▶ _Exercise aim_
Collect the lines of the entries where "that" shows up.

▶ _Dataset extract_
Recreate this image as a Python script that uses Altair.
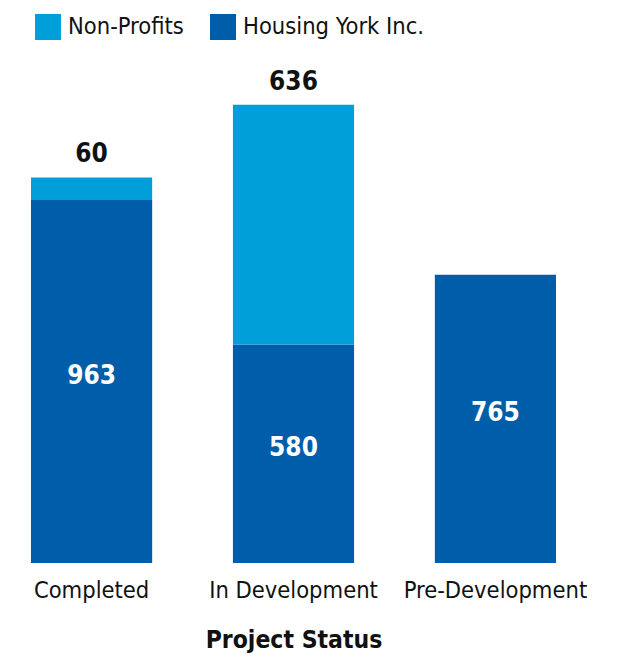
--
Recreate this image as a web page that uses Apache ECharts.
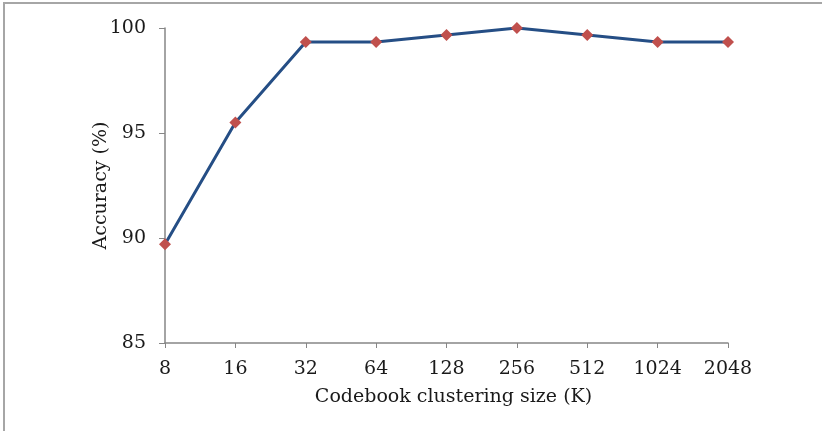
---
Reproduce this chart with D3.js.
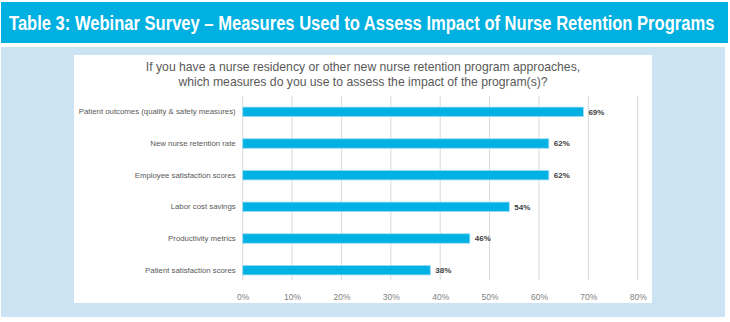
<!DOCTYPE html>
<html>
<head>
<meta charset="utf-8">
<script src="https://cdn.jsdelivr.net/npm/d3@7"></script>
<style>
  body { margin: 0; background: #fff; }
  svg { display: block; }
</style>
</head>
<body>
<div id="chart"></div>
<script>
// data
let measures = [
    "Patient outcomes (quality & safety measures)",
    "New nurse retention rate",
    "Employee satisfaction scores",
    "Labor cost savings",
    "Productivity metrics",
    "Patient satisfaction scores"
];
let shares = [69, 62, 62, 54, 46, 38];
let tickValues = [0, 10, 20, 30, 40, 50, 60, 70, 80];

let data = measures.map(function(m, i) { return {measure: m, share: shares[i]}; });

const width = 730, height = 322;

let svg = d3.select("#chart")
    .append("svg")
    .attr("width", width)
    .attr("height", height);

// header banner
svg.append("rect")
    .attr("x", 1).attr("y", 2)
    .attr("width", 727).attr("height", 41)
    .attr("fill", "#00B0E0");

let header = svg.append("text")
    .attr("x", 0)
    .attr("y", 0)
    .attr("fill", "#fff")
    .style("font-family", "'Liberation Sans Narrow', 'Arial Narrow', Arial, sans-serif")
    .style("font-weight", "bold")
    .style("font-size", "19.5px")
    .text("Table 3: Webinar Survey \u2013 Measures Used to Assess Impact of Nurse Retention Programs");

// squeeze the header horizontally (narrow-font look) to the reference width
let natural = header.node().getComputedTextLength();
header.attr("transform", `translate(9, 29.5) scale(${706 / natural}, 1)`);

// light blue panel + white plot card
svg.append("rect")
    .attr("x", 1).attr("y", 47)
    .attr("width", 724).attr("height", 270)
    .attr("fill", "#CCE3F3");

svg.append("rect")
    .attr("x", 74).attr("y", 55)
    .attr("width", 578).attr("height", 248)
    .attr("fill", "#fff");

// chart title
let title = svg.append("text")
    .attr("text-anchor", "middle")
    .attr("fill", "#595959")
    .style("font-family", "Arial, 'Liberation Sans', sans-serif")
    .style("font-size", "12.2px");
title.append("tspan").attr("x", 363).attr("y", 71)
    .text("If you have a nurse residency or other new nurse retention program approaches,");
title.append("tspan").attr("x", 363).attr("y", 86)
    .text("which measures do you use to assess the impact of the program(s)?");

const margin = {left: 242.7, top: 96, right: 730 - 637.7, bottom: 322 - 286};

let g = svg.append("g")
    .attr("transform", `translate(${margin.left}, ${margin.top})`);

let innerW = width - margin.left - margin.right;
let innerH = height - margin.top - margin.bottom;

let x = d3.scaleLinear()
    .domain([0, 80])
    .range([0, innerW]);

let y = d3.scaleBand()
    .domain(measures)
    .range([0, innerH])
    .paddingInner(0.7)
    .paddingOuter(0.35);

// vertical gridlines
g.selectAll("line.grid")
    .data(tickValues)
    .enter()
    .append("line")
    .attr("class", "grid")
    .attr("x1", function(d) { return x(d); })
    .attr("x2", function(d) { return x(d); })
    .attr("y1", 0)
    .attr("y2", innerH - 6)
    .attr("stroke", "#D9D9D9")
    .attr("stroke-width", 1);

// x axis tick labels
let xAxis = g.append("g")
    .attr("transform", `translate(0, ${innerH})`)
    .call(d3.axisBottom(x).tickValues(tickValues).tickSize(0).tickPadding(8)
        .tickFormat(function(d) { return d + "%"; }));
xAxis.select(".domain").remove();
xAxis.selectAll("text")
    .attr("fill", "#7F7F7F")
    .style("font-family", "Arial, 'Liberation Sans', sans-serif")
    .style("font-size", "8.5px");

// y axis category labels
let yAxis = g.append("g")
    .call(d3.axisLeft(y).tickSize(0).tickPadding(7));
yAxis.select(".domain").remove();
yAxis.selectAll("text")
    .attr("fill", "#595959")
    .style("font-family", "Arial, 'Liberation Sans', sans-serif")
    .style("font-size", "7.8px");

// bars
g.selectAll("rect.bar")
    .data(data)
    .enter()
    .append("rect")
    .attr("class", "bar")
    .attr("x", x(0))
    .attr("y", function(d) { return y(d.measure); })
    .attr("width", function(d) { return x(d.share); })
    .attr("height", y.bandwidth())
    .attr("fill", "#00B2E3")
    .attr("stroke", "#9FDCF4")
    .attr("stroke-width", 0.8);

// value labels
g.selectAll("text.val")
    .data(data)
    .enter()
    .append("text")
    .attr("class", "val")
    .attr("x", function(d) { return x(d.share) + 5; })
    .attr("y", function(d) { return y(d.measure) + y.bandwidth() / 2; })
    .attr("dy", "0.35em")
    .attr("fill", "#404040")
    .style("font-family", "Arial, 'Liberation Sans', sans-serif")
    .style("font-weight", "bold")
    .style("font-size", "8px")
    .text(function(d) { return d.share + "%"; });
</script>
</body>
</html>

▶ _Written response_
Recreate this image as a Python script that uses Altair.
Recreate this image as a web page that uses Apache ECharts.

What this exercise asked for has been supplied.